Detailed external trade data from the Centrals Statistics Office (CSO) show imports of road vehicles are down 19 per cent over the first nine months of the year and by almost 50 per cent when September is compared with the same month in 2007.
On a more positive note the sharp decline in the price of oil since its peak at $147 in July has seen the cost of energy imports fall to €396 million, lower than the same month last year with further falls expected next year.
Ronnie O'Toole, chief economist with National Irish Bank, said the correction taking place in the domestic economy should see an improvement in the balance of trade as imports are falling more quickly than exports. In October the seasonally adjusted trade surplus stood at €2.9 billion.
In value terms Irish merchandise exports increased by 2 per cent in October in value terms to €7.3 billion while imports fell 3 per cent to €4.38 billion.
Mr O'Toole notes that exports are proving relatively resilient and may be evidence that the sector is "more competitive than is often portrayed".
Exports of food and beverages to the UK were 3 per cent lower in September compared with a year earlier, part due to the weakening sterling which makes Irish exports less attractive.
He said the gradual move by the computer manufacturing sector out of the State to Asia and Eastern Europe has seen the pharmaceutical sector emerge as the most important export product category, accounting for more than half of all goods exports.
Exports to the UK in October, which were largely in line with the same month last year, reflected the performance of the chemical and pharmaceutical sectors, he added.
One of the sharpest declines in goods imports in October was in the components sector for the computer manufacturing industry, which dropped to €534 million this September, compared with almost €800 million in the same month in 2007.
Mr O'Toole suggests this decline may reflect a slowing of activity at Dell.

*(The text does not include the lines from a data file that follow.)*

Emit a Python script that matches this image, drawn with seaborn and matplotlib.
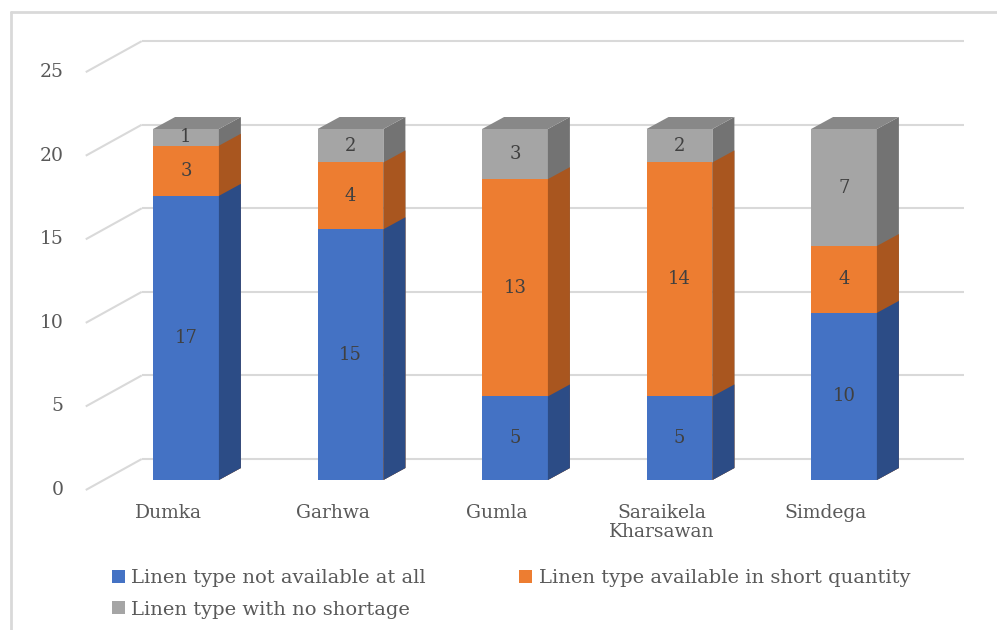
import numpy as np
import pandas as pd
import matplotlib
matplotlib.use("Agg")
import matplotlib.pyplot as plt
import seaborn as sns
from matplotlib.patches import Polygon, Patch
from matplotlib.lines import Line2D

# ---- data -------------------------------------------------------------
districts = ["Dumka", "Garhwa", "Gumla", "Saraikela\nKharsawan", "Simdega"]
not_available = [17, 15, 5, 5, 10]
short_quantity = [3, 4, 13, 14, 4]
no_shortage = [1, 2, 3, 2, 7]
series_names = [
    "Linen type not available at all",
    "Linen type available in short quantity",
    "Linen type with no shortage",
]
y_ticks = [0, 5, 10, 15, 20, 25]

# ---- style ------------------------------------------------------------
front_colors = ["#4472C4", "#ED7D31", "#A5A5A5"]
side_colors = ["#2C4C86", "#A9561F", "#737373"]
top_color = "#888888"
text_color = "#595959"
label_color = "#404040"
grid_color = "#D9D9D9"
FS = 13.5

W, H, DPI = 997, 630, 100
sns.set_theme(style="white")
plt.rcParams["font.family"] = ["DejaVu Serif"]

fig = plt.figure(figsize=(W / DPI, H / DPI), dpi=DPI)
fig.patch.set_facecolor("white")
ax = fig.add_axes([0, 0, 1, 1])

df = pd.DataFrame({
    "district": districts,
    "s0": not_available,
    "s1": short_quantity,
    "s2": no_shortage,
})
df["c0"] = df["s0"]
df["c1"] = df["c0"] + df["s1"]
df["c2"] = df["c1"] + df["s2"]

# stacked bars: cumulative totals, the lowest series drawn last (on top)
def layer_z(idx):
    return 3 + (2 - idx)

containers = {}
for idx in (2, 1, 0):
    sns.barplot(data=df, x="district", y=f"c{idx}", color=front_colors[idx],
                saturation=1, width=0.4, errorbar=None, ax=ax,
                linewidth=0, edgecolor="none", zorder=layer_z(idx))
    containers[idx] = ax.containers[-1]

XLIM = (-1.1307, 4.9301)
YLIM = (-8.974, 28.718)
ax.set_xlim(*XLIM)
ax.set_ylim(*YLIM)
ax.axis("off")

# pixel -> data unit scales for the oblique depth
sx = W / (XLIM[1] - XLIM[0])
sy = H / (YLIM[1] - YLIM[0])
bar_d = (22 / sx, 12 / sy)      # bar depth
wall_d = (38 / sx, 21 / sy)     # back wall offset
floor_d = (-18 / sx, -10 / sy)  # front floor edge offset
n = len(districts)
x_left, x_right = -0.5, n - 0.5

# side and top faces of the bars
for idx in (2, 1, 0):
    for rect in containers[idx].patches:
        x0, y0 = rect.get_x(), rect.get_y()
        w, h = rect.get_width(), rect.get_height()
        xr = x0 + w
        side = Polygon([(xr, y0), (xr + bar_d[0], y0 + bar_d[1]),
                        (xr + bar_d[0], y0 + h + bar_d[1]), (xr, y0 + h)],
                       closed=True, facecolor=side_colors[idx],
                       edgecolor="none", zorder=layer_z(idx) + 0.5)
        ax.add_patch(side)
        if idx == 2:
            top = Polygon([(x0, y0 + h), (x0 + bar_d[0], y0 + h + bar_d[1]),
                           (xr + bar_d[0], y0 + h + bar_d[1]), (xr, y0 + h)],
                          closed=True, facecolor=top_color,
                          edgecolor="none", zorder=layer_z(idx) + 0.6)
            ax.add_patch(top)

# gridlines on the back wall and the left wall, with value labels
for v in y_ticks:
    ax.plot([x_left + floor_d[0], x_left + wall_d[0]],
            [v + floor_d[1], v + wall_d[1]],
            color=grid_color, lw=1.5, zorder=1, solid_capstyle="butt")
    ax.plot([x_left + wall_d[0], x_right + wall_d[0]],
            [v + wall_d[1], v + wall_d[1]],
            color=grid_color, lw=1.5, zorder=1, solid_capstyle="butt")
    ax.text(x_left + floor_d[0] - 22 / sx, v + floor_d[1], str(v),
            ha="right", va="center", fontsize=FS, color=text_color)

# category labels along the front floor edge
for i, name in enumerate(districts):
    ax.text(i + floor_d[0], floor_d[1] - 14 / sy, name, ha="center",
            va="top", fontsize=FS, color=text_color, linespacing=1.05)

# value labels centred on each segment
series = [not_available, short_quantity, no_shortage]
bottom = np.zeros(n)
for idx, vals in enumerate(series):
    vals = np.asarray(vals, dtype=float)
    for i in range(n):
        ax.text(i, bottom[i] + vals[i] / 2, f"{int(vals[i])}", ha="center",
                va="center", fontsize=FS - 0.5, color=label_color, zorder=10)
    bottom += vals

# legend, filled row by row
handles = [Patch(facecolor=c, edgecolor="none") for c in front_colors]
order = [0, 2, 1]
fig.legend([handles[k] for k in order], [series_names[k] for k in order],
           loc="upper left", bbox_to_anchor=(112 / W, 1 - 569 / H),
           ncol=2, frameon=False, fontsize=FS + 0.5, labelcolor=text_color,
           handlelength=0.65, handleheight=0.65, handletextpad=0.35,
           columnspacing=4.8, labelspacing=0.7, borderpad=0,
           borderaxespad=0)

# chart area border (top and left edges)
fig.add_artist(Line2D([11 / W, 11 / W], [0, 1 - 12 / H], transform=fig.transFigure,
                      color="#D9D9D9", lw=2))
fig.add_artist(Line2D([11 / W, 1], [1 - 12 / H, 1 - 12 / H], transform=fig.transFigure,
                      color="#D9D9D9", lw=2))

fig.savefig("out.png", dpi=DPI, facecolor="white")
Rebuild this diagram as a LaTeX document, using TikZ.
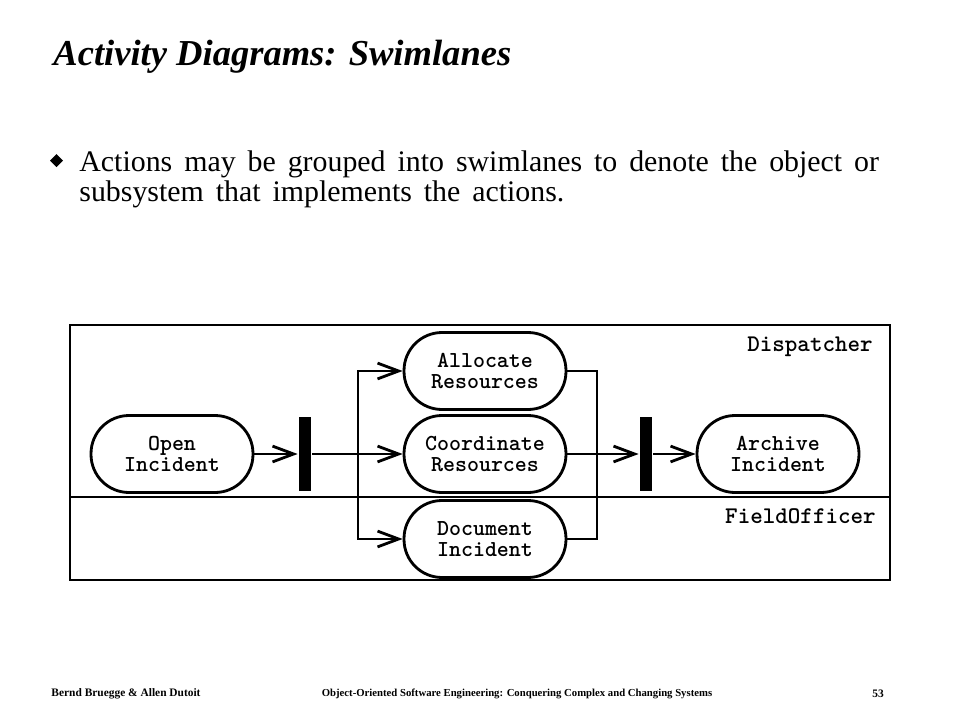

Exports from this sector were also lower, slipping from €1.15 billion in September 2007 to €782 million a year later.
Alan McQuaid, economist with Bloxham stockbrokers, said because of the openness of the Irish economy it was more vulnerable than most to a decline in world trade demand.
He noted that sterling could slide towards parity with the euro in the short-term.
"At this juncture it looks like 2009 will be the most difficult year for Irish exporters for some time, though the overall net trade performance will again be helped by weaker imports due to falling consumer demand."
For the nine months to September exports to China grew by 22 per cent, to Poland by 30 per cent and Spain by 11 per cent.
Over the same period imports from the UK were 5 per cent lower while the value of goods and services brought in from China was 17 per cent down.